A plot always has axis labels in a readable font and a title (describing parameter settings, for example). A plot always has a caption, and this caption needs to contain a concise summary about what the plot shows. The plot should be understandable without flipping back and forth between text and plot. If the plot shows experimental results, the caption should summarize the setup of the experiment (e.g., parameter choices), so that one would be able to reproduce the plot. The interpretation/discussion of the results in the plot typically end up in the main text, not in the caption. If possible, plots should be black-and-white readable (if I print it on my black-and-white printer, I should be able to distinguish different curves).

References

Use bibtex to generate references and use the natbib style in the author-year format:
\usepackage[round,comma]{natbib}\bibliographystyle{plainnat}
This is important so people who know the field do not have to look up every single reference in the list of references. In the reference list, try to cite journal or conference papers, not technical reports or arxiv-preprints (unless the paper only exists in this form). If you cite a book, always mention the section / page / theorem you refer to (so the reader can find it quickly in the book if he/she wants to look it up). When you download bibtex references from google scholar, you will need to hand-edit many of them, they are often not accurate! Please also check out the comments on the paper writing page.
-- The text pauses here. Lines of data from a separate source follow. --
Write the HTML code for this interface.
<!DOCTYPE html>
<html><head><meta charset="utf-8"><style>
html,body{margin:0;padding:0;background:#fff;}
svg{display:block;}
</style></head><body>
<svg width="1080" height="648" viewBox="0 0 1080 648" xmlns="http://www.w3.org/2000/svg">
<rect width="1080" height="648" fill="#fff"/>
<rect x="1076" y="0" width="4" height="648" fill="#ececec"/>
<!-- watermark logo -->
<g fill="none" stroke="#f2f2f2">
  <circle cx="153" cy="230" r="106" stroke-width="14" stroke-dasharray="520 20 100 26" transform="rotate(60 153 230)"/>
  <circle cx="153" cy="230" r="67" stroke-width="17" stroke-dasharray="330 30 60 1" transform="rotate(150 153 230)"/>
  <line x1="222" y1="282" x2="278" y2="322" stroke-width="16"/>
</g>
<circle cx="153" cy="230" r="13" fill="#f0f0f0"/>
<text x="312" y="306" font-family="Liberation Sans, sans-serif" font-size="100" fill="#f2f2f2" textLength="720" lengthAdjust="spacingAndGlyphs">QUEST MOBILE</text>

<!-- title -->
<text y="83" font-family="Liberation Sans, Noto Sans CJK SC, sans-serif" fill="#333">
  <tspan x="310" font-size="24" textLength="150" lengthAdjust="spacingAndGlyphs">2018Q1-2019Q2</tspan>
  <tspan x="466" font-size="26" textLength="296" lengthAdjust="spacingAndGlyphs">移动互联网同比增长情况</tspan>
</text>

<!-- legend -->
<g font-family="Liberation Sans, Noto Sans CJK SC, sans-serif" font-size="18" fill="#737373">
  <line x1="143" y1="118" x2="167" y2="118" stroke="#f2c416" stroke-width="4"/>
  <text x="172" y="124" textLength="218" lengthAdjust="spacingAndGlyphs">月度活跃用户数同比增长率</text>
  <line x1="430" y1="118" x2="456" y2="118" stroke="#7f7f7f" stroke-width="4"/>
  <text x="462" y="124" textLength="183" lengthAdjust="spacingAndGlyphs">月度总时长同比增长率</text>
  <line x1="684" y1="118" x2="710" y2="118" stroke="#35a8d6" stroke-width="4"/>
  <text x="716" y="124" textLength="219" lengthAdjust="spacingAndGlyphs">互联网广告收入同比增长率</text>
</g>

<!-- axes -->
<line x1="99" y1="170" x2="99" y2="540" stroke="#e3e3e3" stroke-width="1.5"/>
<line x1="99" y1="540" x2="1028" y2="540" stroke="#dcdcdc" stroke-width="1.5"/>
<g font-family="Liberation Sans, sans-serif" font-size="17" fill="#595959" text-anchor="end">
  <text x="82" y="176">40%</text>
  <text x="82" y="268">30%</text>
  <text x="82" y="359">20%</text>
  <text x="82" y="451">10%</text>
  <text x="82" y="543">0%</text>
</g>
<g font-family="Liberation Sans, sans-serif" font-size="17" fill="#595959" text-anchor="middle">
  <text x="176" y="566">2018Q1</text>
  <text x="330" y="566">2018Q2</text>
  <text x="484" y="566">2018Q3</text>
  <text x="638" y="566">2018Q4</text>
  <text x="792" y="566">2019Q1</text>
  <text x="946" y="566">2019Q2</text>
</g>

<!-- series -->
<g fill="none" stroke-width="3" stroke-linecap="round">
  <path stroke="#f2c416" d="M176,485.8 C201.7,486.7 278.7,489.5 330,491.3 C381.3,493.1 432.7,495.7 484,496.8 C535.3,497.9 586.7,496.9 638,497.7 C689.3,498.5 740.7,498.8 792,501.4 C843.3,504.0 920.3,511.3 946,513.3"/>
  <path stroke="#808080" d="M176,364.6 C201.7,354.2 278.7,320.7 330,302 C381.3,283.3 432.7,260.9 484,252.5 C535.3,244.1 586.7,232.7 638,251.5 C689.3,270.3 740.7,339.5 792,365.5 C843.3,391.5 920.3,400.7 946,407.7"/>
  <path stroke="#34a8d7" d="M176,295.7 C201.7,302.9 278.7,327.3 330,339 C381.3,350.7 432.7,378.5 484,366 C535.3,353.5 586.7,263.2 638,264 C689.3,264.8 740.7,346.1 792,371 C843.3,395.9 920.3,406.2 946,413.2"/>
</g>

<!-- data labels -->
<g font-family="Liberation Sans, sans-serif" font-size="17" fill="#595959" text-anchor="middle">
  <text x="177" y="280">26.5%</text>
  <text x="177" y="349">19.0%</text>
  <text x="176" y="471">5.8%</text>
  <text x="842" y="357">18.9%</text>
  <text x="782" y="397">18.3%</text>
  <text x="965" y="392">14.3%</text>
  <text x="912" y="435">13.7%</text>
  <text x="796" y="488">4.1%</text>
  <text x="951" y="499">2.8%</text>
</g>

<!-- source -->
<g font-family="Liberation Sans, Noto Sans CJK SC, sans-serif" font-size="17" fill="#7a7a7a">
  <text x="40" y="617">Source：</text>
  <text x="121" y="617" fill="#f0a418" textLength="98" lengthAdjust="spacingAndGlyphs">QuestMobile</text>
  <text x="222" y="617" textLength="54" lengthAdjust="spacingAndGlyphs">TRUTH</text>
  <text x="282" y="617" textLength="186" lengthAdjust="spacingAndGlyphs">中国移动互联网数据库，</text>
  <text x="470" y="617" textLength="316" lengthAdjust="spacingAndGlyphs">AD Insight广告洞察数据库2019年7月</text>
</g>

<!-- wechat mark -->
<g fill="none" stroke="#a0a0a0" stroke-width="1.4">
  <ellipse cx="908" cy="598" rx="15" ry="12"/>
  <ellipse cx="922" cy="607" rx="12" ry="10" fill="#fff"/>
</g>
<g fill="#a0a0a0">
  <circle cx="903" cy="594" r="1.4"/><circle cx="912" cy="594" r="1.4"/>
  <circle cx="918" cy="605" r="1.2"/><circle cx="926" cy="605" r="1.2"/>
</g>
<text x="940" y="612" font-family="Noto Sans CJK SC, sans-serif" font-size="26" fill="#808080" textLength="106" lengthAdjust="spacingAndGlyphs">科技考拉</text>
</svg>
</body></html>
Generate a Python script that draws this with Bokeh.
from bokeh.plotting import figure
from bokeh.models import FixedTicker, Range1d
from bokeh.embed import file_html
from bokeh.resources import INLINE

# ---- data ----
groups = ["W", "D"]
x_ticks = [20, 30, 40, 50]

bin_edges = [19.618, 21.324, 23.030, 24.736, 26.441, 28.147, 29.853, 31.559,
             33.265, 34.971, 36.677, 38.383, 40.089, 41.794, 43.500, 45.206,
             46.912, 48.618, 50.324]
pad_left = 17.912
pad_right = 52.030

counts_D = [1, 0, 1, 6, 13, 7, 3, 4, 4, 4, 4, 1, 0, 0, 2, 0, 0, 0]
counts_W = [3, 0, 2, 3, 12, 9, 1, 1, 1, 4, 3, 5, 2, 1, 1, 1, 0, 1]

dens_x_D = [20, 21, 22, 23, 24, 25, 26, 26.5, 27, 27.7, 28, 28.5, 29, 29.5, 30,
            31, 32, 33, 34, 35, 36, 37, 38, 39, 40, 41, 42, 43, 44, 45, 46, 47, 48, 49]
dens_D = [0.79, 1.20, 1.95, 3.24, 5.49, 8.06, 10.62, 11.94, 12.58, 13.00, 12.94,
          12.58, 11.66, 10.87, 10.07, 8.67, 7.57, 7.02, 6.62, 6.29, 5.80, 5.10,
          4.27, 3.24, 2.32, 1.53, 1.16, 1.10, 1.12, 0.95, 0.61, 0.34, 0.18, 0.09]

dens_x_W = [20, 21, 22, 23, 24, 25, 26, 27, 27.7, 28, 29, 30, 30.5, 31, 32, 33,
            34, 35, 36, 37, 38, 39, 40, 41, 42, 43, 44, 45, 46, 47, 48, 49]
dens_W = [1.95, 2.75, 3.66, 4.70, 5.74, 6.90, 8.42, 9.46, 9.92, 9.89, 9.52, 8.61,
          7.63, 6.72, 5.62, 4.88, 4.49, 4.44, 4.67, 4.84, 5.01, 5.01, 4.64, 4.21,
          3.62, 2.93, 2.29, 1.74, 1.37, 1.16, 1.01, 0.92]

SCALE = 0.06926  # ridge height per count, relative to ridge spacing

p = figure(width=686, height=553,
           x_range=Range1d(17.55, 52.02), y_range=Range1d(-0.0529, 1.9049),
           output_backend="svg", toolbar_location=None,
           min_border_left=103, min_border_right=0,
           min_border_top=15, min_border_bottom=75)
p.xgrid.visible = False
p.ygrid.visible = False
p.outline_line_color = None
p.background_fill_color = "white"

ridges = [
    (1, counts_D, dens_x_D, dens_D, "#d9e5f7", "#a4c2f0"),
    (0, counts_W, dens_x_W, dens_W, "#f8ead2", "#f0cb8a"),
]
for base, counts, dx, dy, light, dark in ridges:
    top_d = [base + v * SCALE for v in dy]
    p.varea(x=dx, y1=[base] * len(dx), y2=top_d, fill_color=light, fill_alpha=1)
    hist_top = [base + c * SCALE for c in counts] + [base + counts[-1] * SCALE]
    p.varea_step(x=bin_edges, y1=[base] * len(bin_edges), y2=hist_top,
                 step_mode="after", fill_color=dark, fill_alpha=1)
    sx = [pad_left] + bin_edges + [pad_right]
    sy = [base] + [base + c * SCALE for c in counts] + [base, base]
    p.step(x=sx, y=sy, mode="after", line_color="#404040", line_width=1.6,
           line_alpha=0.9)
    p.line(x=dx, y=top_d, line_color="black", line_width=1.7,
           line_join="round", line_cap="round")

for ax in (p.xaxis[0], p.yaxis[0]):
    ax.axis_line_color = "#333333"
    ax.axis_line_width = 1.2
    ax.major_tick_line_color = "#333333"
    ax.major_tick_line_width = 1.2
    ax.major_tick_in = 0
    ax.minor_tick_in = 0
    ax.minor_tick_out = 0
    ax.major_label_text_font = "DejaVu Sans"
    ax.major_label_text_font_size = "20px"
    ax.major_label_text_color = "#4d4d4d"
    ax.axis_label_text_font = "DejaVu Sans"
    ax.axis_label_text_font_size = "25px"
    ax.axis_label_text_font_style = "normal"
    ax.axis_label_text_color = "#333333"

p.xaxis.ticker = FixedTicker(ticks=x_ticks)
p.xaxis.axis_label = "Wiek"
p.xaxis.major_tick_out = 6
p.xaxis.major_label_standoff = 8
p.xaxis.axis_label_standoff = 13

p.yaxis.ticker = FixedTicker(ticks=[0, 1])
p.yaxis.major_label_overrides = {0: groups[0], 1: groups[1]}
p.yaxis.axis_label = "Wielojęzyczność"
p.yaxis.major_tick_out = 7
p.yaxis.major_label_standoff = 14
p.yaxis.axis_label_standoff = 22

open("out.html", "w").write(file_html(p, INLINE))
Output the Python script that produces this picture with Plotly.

Evaluate your algorithms thoroughly

In many theses, you will have to implement an algorithm and evaluate its performance. My experience shows that nearly all students underestimate what this means. The goal of such an evaluation is NOT to show that it works in simple cases. The goal of an evaluation is to really test in which cases an algorithm it works, in which cases it does not work, whether you can break its performance, how it behaves when you change its parameters and when you choose different types of input data. Note that I do not talk about a correct implementation here. I talk about the all the questions that arise once you have a correct implementation.

Example: Suppose you come up with a new algorithm to find clusters in a graph and you want to evaluate its performance and compare to the state of the art. Then what you do is the following:
  • In the beginning you might just want to play with your algorithm and data sets to gain intuition about its behavior (exploratory phase). But at some point, you will have to formulate a concrete question that you want to answer by simulations, and think about the most appropriate setup to answer that question. Both the question and the choice of the setup should be discussed in the thesis.
  • You generate lots of toy graphs for which you know the ground truth (the cluster structure). To this end, you try to choose a large variety of such graphs that cover lots of different properties a graph could have:hidden partition model (expander graph, small world), k-nearest neighbor graph (no expander, long paths), preferential attachment graph (power law behavior), and so on.
  • In all these models, you vary lots of parameters (number of sample points, number of clusters, clusters of different sizes or densities, dimensionality of your data points, ... )
  • Then you run your algorithm and you systematically play with the parameters your algorithm has.
  • You think about various different criteria to evaluate the result of an algorithm on a data set (error with respect to ground truth, cut size, balancedness, running time, etc)
  • You generate lots (!) of plots (!), not tables, that systematically show the evaluation criteria against the parameters and changes in the model. Take your time to think about what and how to visualize.
  • Up to here, everything is pretty automatic, but now the work starts: you actually look at your plots. For each scenario you think about what would be the result you had expected, and whether this is what you see in the plot. If yes, good. If no, you start thinking, debugging, understanding. Often, if plots do not follow your expectation, you still have bugs in your code. If you are reasonably sure that this is not the problem, then there might be something about the algorithm that you still have to understand. This implies that you are not done once you produced 100 plots and put them in the thesis. You need to tell me why they are interesting, whether they show what you expected, what I am supposed to conclude from them. This, in my opinion, is the one of the most important part of your thesis.
  • In your thesis, you might just describe a condensed version of all your results. What is the most important message? I am not going to look at 100 plots, pick the most relevant ones.

How much time do I need to grade your thesis?

If you need to receive the grade for your thesis by a certain date, then you have to inform me well in advance. Typically, I need a time window of about four weeks to read and grade your thesis (longer during vacation time).